Requiring celibacy for gays and lesbians is no more a “closet”—i.e. hiding or being dishonest about one’s sexual orientation—than is requiring it of unmarried heterosexuals. That is not the church saying it doesn’t know what to do with you. The church has known what to do with you for two thousand years: exhort you to and support you in ever-greater obedience to God. The fly in the ointment is that you and others who advocate church recognition of SSUs refuse to go along with what the church says.

It is absolutely possible simultaneously to be completely open and above-board about one’s orientation and celibate. Loads of unmarried heterosexual Christians, monastic and otherwise, do it for years on end. There is absolutely no reason that homosexual Christians can’t do it too—and they should. The Church should most assuredly not settle for “wink, wink, nudge, nudge” from anyone, gay or straight. Accept only the genuine article—no sex outside marriage.

The hypocrisy of fake celibacy, as you rightly point out, does not manifest God’s glory at all. But when the Church holds fast to the Apostles’ teaching, and when individual Christians gain victory over temptation, His glory is manifested in a big way.
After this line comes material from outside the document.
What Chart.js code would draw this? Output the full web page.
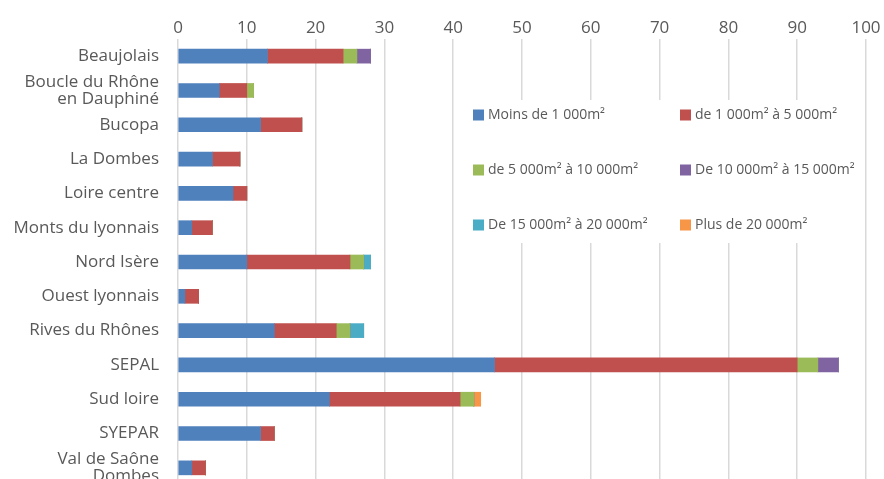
<!DOCTYPE html>
<html>
<head>
<meta charset="utf-8">
<script src="https://cdn.jsdelivr.net/npm/chart.js@4"></script>
<style>
  html, body { margin: 0; padding: 0; background: #fff; overflow: hidden; }
  #wrap { width: 884px; height: 479px; overflow: hidden; }
</style>
</head>
<body>
<div id="wrap"><canvas id="chart" width="884" height="492"></canvas></div>
<script>
// syndicats / territoires
const categories = [
  'Beaujolais', ['Boucle du Rhône', 'en Dauphiné'], 'Bucopa', 'La Dombes', 'Loire centre',
  'Monts du lyonnais', 'Nord Isère', 'Ouest lyonnais', 'Rives du Rhônes', 'SEPAL',
  'Sud loire', 'SYEPAR', ['Val de Saône', 'Dombes']
];

const moins1000     = [13, 6, 12, 5, 8, 2, 10, 1, 14, 46, 22, 12, 2];
const de1000a5000   = [11, 4, 6, 4, 2, 3, 15, 2, 9, 44, 19, 2, 2];
const de5000a10000  = [2, 1, 0, 0, 0, 0, 2, 0, 2, 3, 2, 0, 0];
const de10000a15000 = [2, 0, 0, 0, 0, 0, 0, 0, 0, 3, 0, 0, 0];
const de15000a20000 = [0, 0, 0, 0, 0, 0, 1, 0, 2, 0, 0, 0, 0];
const plus20000     = [0, 0, 0, 0, 0, 0, 0, 0, 0, 0, 1, 0, 0];

const seriesLabels = [
  'Moins de 1 000m²', 'de 1 000m² à 5 000m²', 'de 5 000m² à 10 000m²',
  'De 10 000m² à 15 000m²', 'De 15 000m² à 20 000m²', 'Plus de 20 000m²'
];
const seriesColors = ['#4F81BD', '#C0504D', '#9BBB59', '#8064A2', '#4BACC6', '#F79646'];
const seriesData = [moins1000, de1000a5000, de5000a10000, de10000a15000, de15000a20000, plus20000];

const xTicks = [0, 10, 20, 30, 40, 50, 60, 70, 80, 90, 100];

Chart.defaults.font.family = "'Open Sans', sans-serif";
Chart.defaults.color = '#595959';

// legend drawn inside the plot area, Excel style, on a white box
const boxLegend = {
  id: 'boxLegend',
  afterDatasetsDraw(chart) {
    const ctx = chart.ctx;
    ctx.save();
    ctx.fillStyle = '#ffffff';
    ctx.fillRect(462, 100, 400, 143);
    const colX = [473, 680];
    const rowY = [115, 170, 225];
    ctx.font = "14px 'Open Sans', sans-serif";
    ctx.textBaseline = 'middle';
    chart.data.datasets.forEach((ds, i) => {
      const x = colX[i % 2];
      const y = rowY[Math.floor(i / 2)];
      ctx.fillStyle = ds.backgroundColor;
      ctx.fillRect(x, y - 5.5, 11, 11);
      ctx.fillStyle = '#595959';
      ctx.fillText(ds.label, x + 15, y);
    });
    ctx.restore();
  }
};

new Chart(document.getElementById('chart'), {
  type: 'bar',
  data: {
    labels: categories,
    datasets: seriesLabels.map((label, i) => ({
      label: label,
      data: seriesData[i],
      backgroundColor: seriesColors[i],
      borderWidth: 0,
      barThickness: 14
    }))
  },
  options: {
    indexAxis: 'y',
    responsive: false,
    animation: false,
    devicePixelRatio: 1,
    layout: { padding: { top: 0, right: 18, bottom: 7, left: 0 } },
    plugins: { legend: { display: false }, tooltip: { enabled: false } },
    scales: {
      x: {
        position: 'top',
        stacked: true,
        min: 0,
        max: 100,
        afterBuildTicks: (scale) => { scale.ticks = xTicks.map(v => ({ value: v })); },
        grid: { color: '#d9d9d9', lineWidth: 1.5, drawTicks: false },
        border: { display: false },
        ticks: { font: { size: 17 }, padding: 1 },
        afterFit: (scale) => { scale.height = 39; }
      },
      y: {
        stacked: true,
        grid: { display: false, drawTicks: false },
        border: { display: false },
        ticks: { font: { size: 17, lineHeight: 1 }, padding: 19, autoSkip: false },
        afterFit: (scale) => {
          scale.width = 178;
          scale.paddingTop = 0;
          scale.paddingBottom = 0;
        }
      }
    }
  },
  plugins: [boxLegend]
});
</script>
</body>
</html>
We have discussed celibacy before.  It is my strongly held opinion that requiring lifelong celibacy of people who are not called to celibacy is not only spiritually dangerous for those people it is degrading to the vocation of celibacy.  The Roman Catholic Church is an excellent example of this.  They have mistakenly combined the vocation to priestly ministry with the vocation to celibacy.  And look what has happened.  There are constant scandals among the RC priests because of this requirement.  They are not at all the same vocation and should be honored as such.
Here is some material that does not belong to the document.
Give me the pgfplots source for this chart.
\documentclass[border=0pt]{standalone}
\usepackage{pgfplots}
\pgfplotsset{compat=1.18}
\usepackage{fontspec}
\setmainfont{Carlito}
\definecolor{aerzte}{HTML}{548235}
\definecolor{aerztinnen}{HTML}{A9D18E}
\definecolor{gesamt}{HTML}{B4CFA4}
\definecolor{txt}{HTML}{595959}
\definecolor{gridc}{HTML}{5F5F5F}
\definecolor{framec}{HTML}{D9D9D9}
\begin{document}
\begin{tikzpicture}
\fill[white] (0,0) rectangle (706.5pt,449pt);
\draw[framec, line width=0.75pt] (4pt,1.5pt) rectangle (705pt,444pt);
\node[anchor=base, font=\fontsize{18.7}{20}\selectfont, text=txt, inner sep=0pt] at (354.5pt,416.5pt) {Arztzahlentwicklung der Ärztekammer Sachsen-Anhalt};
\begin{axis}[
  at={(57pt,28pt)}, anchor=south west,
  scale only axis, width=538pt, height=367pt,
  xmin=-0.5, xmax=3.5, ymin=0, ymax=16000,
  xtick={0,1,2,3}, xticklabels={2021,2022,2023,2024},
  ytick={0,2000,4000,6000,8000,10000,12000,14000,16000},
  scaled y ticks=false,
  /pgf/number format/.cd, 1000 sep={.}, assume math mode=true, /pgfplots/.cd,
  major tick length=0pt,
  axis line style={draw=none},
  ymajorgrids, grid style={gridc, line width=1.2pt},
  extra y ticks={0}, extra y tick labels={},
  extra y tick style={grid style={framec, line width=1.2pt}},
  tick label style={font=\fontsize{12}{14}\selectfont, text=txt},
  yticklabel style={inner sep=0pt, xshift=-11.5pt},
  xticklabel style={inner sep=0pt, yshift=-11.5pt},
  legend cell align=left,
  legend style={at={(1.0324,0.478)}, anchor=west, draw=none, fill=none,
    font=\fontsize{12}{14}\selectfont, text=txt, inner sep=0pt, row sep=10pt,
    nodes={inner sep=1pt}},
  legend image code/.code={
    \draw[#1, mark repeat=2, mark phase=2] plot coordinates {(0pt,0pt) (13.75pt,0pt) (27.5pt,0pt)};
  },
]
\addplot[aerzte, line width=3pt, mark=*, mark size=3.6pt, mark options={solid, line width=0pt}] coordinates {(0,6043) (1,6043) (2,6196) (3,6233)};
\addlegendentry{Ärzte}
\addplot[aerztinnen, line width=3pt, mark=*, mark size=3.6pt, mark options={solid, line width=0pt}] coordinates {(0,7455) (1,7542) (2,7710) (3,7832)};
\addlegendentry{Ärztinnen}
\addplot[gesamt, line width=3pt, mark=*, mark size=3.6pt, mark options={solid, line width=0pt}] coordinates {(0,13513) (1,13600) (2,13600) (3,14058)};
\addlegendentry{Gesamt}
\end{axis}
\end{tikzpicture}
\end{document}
I agree with you that the Church should continue to teach that sex outside of marriage is wrong.  Obviously, where we disagree is on the Church allowing same-gendered couples, who are not called to lifelong celibacy, to get married as heterosexuals have that option.  I have yet heard anyone give me a rational reason as to how this would cause harm to the individuals, the Church and the world.  As I have pointed out, it would cause much good and glorify God.  All I ever hear are Scriptural passages thrust out of context, while neighboring Scriptural passages with similar injunctions are completely ignored….or the statement that it has been the tradition of the Church for 2000 years….also ignoring very important changes that have occurred in the Church going against her 2000 year old tradition.
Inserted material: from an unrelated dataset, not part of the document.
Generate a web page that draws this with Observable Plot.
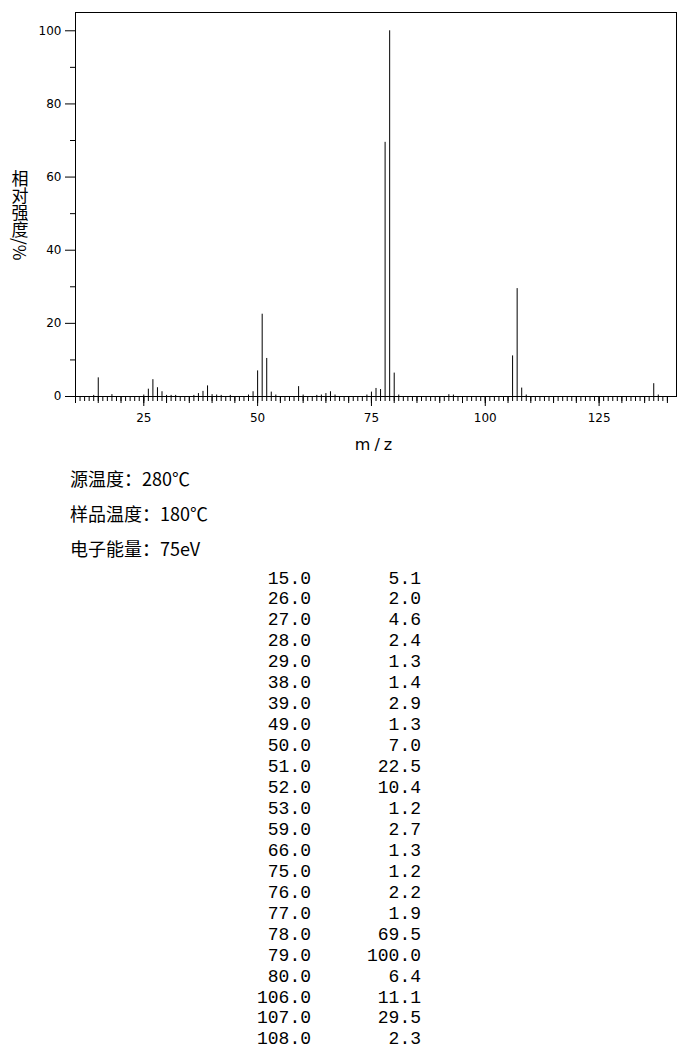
<!DOCTYPE html>
<html>
<head>
<meta charset="utf-8">
<script src="https://cdn.jsdelivr.net/npm/d3@7"></script>
<script src="https://cdn.jsdelivr.net/npm/@observablehq/plot@0.6"></script>
<style>
  html, body { margin: 0; padding: 0; background: #fff; }
  #root { width: 680px; }
  svg { display: block; }
</style>
</head>
<body>
<div id="root"></div>
<script>
// ---- data ----
const mz = [14,15,18,25,26,27,28,29,30,31,32,36,37,38,39,40,41,42,44,48,49,50,51,52,53,54,59,60,63,64,65,66,67,74,75,76,77,78,79,80,81,92,93,106,107,108,109,137,138];
const intensity = [0.3,5.1,0.5,0.4,2.0,4.6,2.4,1.3,0.3,0.3,0.3,0.3,0.8,1.4,2.9,0.5,0.4,0.3,0.3,0.4,1.3,7.0,22.5,10.4,1.2,0.4,2.7,0.4,0.3,0.4,0.8,1.3,0.4,0.4,1.2,2.2,1.9,69.5,100.0,6.4,0.4,0.5,0.4,11.1,29.5,2.3,0.4,3.5,0.4];

const xLabelTicks = [25, 50, 75, 100, 125];
const yLabelTicks = [0, 20, 40, 60, 80, 100];
const yMinorTicks = [10, 30, 50, 70, 90];
const xDomain = [10, 142];
const yDomain = [0, 105];

const xTitle = "m/z";
const yTitle = "相对强度/%";
const infoLines = ["源温度：280℃", "样品温度：180℃", "电子能量：75eV"];
const tableThreshold = 1.0;

const peaks = mz.map((m, i) => ({mz: m, intensity: intensity[i]}));
const xMinorTicks = d3.range(xDomain[0], 141, 1);
const xMidTicks = d3.range(xDomain[0], 141, 5);
const noText = () => "";

// ---- chart ----
const chart = Plot.plot({
  width: 680,
  height: 460,
  marginLeft: 75,
  marginRight: 4,
  marginTop: 12,
  marginBottom: 64,
  style: {fontFamily: "DejaVu Sans", fontSize: "12px", color: "black", background: "white", overflow: "visible"},
  x: {domain: xDomain, label: null},
  y: {domain: yDomain, label: null},
  marks: [
    Plot.frame({stroke: "black"}),
    Plot.axisX(xMinorTicks, {tickSize: 5, tickFormat: noText, stroke: "black", label: null}),
    Plot.axisX(xMidTicks, {tickSize: 7, tickFormat: noText, stroke: "black", label: null}),
    Plot.axisX(xLabelTicks, {tickSize: 10, tickPadding: 7, stroke: "black", fill: "black", label: null}),
    Plot.axisY(yMinorTicks, {tickSize: 5, tickFormat: noText, stroke: "black", label: null}),
    Plot.axisY(yLabelTicks, {tickSize: 10, tickPadding: 4, stroke: "black", fill: "black", label: null}),
    Plot.ruleX(peaks, {x: "mz", y1: 0, y2: "intensity", stroke: "black", strokeWidth: 1})
  ]
});

const svg = d3.select(chart);
const xs = chart.scale("x").range;
svg.append("text")
  .attr("x", (xs[0] + xs[1]) / 2)
  .attr("y", 450)
  .attr("text-anchor", "middle")
  .style("font-family", "DejaVu Sans")
  .style("font-size", "16px")
  .style("letter-spacing", "4px")
  .attr("fill", "black")
  .text(xTitle);

// vertical y-axis title: upright CJK, Latin unit turned sideways (vertical-rl)
svg.append("text")
  .attr("x", 20)
  .attr("y", 170)
  .attr("text-anchor", "start")
  .style("writing-mode", "vertical-rl")
  .style("font-family", "'Noto Sans CJK SC'")
  .style("font-size", "17px")
  .attr("fill", "black")
  .text(yTitle);

document.getElementById("root").appendChild(chart);

// ---- info lines and peak table below the chart ----
const below = d3.create("svg")
  .attr("width", 680)
  .attr("height", 589)
  .style("background", "white");

below.selectAll("text.info")
  .data(infoLines)
  .join("text")
  .attr("class", "info")
  .attr("x", 70)
  .attr("y", (d, i) => 26 + i * 34.75)
  .style("font-family", "'Noto Sans CJK SC'")
  .style("font-size", "18px")
  .attr("fill", "black")
  .text(d => d);

const rows = peaks.filter(d => d.intensity >= tableThreshold);
const rowG = below.selectAll("g.row")
  .data(rows)
  .join("g")
  .attr("class", "row")
  .attr("transform", (d, i) => `translate(0,${123.5 + i * 20.95})`)
  .style("font-family", "'Liberation Mono'")
  .style("font-size", "18px")
  .attr("fill", "black");
rowG.append("text").attr("x", 311).attr("text-anchor", "end").text(d => d.mz.toFixed(1));
rowG.append("text").attr("x", 421).attr("text-anchor", "end").text(d => d.intensity.toFixed(1));

document.getElementById("root").appendChild(below.node());
</script>
</body>
</html>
Christ was quoted Scripture and given tradition by the religious leaders of His day.  He responded with love.  In all of His responses you see that he is attempting to show them that Scripture and tradition are not meant to keep people from full participation in the life of God but to bring them into it.  The religious leaders of His day had many rules about who could and could not be included in Temple worship and allowed within society.  Christ systematically broke through each and every one of those barriers.  When a person was doing something harming another person, He told them to stop.  Otherwise, He told them that their faith had made them whole.